Settling into drought-ridden Pueblo isn't easy with its dust storms and suffocating social circles. Survival seems impossible to Bena Jonssen. To distract herself, she accepts a part-time position at the daily newspaper (on a voluntary basis because it's the Depression and there's no money). Her job is to write a column on the "civic life of our Pueblo ladies." One of those ladies, Reimer Lee Jackson, is a wealthy, abrasive socialite with an artificial leg carved from an elephant's tusk. Jackson heads a committee to restore the town's crumbling monument to the mining industry, the Mineral Palace.
Julavits has an eye for subtle details, physical and psychological. The landscape, culture and characters all come alive under her deft hands. But her real gift is she is able to wring suspense from character, rather than incident, and to find terror in the mundane.
As Bena investigates the strange, abandoned palace, she is drawn not only into the town's prominent social circles, but also into Pueblo's back alleys, and eventually into the seamy hallways of a brothel, where she meets and befriends a pregnant prostitute named Maude, and a handsome cowboy named Red Grissom.
Julavits writes with rugged honesty, crystal clear imagery, and with open-hearted freshness. She has the exigent art of seeing. She gives us an airy, shimmering sense of what life was like during the Dust Bowl '30s in Pueblo:
Bena stopped at the Snow-Brite Laundry to pick up their laundry, wrapped in brown paper and twine and still warm like a thick, soft dough. She was about to enter The Chieftain when she saw the cowboy -- the prostitute's cowboy -- emerge from the alleyway. She watched him as he rounded the corner and climbed the wooden steps to Buck's Silo. The door opened and she heard the sounds of music and men laughing.
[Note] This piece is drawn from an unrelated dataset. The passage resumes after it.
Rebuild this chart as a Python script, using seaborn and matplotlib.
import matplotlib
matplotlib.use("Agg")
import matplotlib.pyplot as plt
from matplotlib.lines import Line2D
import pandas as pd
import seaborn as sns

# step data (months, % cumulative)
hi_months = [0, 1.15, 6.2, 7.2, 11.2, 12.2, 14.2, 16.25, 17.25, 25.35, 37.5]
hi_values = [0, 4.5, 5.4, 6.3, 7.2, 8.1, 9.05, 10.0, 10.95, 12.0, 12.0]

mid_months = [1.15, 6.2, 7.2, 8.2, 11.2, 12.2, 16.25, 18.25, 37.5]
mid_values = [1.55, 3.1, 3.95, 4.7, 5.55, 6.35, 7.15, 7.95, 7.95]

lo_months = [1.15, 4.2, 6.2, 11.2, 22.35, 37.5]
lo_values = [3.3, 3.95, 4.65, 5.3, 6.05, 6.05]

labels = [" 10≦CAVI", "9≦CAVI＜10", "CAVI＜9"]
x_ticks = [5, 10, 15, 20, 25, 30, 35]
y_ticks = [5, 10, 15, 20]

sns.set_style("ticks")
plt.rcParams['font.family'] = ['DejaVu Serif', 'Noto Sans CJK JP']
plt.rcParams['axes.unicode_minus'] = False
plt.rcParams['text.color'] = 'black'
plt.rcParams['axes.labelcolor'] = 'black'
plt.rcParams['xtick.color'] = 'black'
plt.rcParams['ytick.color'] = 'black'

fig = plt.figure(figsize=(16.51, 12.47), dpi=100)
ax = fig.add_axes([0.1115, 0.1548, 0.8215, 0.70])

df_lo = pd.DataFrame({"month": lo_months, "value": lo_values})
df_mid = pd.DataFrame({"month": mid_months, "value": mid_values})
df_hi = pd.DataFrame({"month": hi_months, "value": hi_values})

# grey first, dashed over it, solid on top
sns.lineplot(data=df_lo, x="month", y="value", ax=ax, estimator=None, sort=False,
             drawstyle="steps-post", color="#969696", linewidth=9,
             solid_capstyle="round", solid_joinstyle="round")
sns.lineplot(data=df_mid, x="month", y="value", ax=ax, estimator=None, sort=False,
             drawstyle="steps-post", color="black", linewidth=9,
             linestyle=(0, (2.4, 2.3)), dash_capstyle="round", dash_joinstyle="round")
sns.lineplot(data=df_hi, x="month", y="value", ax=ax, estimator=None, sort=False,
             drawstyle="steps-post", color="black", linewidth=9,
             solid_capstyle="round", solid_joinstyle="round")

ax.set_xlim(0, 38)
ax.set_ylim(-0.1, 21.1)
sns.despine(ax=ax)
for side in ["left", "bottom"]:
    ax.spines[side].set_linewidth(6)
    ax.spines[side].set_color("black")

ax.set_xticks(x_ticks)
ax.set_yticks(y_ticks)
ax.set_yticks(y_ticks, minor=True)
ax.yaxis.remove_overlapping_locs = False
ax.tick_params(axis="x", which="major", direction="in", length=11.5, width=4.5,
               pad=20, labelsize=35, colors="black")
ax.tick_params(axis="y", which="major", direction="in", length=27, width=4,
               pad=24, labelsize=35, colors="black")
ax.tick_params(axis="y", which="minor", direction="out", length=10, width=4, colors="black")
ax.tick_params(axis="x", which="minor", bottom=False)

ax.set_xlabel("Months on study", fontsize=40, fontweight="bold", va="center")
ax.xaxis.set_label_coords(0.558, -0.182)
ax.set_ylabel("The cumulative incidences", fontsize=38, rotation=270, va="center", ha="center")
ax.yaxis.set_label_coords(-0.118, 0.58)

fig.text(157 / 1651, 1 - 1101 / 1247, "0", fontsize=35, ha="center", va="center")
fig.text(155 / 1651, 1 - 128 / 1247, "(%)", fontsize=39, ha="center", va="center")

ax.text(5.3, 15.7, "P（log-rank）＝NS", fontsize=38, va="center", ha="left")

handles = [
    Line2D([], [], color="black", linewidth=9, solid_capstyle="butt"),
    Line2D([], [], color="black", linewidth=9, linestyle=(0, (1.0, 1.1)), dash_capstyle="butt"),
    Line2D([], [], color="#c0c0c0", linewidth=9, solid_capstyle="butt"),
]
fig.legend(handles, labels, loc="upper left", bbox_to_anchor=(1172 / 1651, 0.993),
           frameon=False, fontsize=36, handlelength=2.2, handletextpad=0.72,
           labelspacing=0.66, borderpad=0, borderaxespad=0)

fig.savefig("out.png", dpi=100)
The door snapped shut, reclaiming the raucous noise like a confession it regretted letting loose in the world.
Bena returns again and again to the decaying palace, and, in the end, is forced to confront some pretty terrifying secrets of her own. Julavits gives us a surprise around every corner.
The Mineral Palace is a great state fair of a book that, while entertaining and shocking us, enlightens us as well.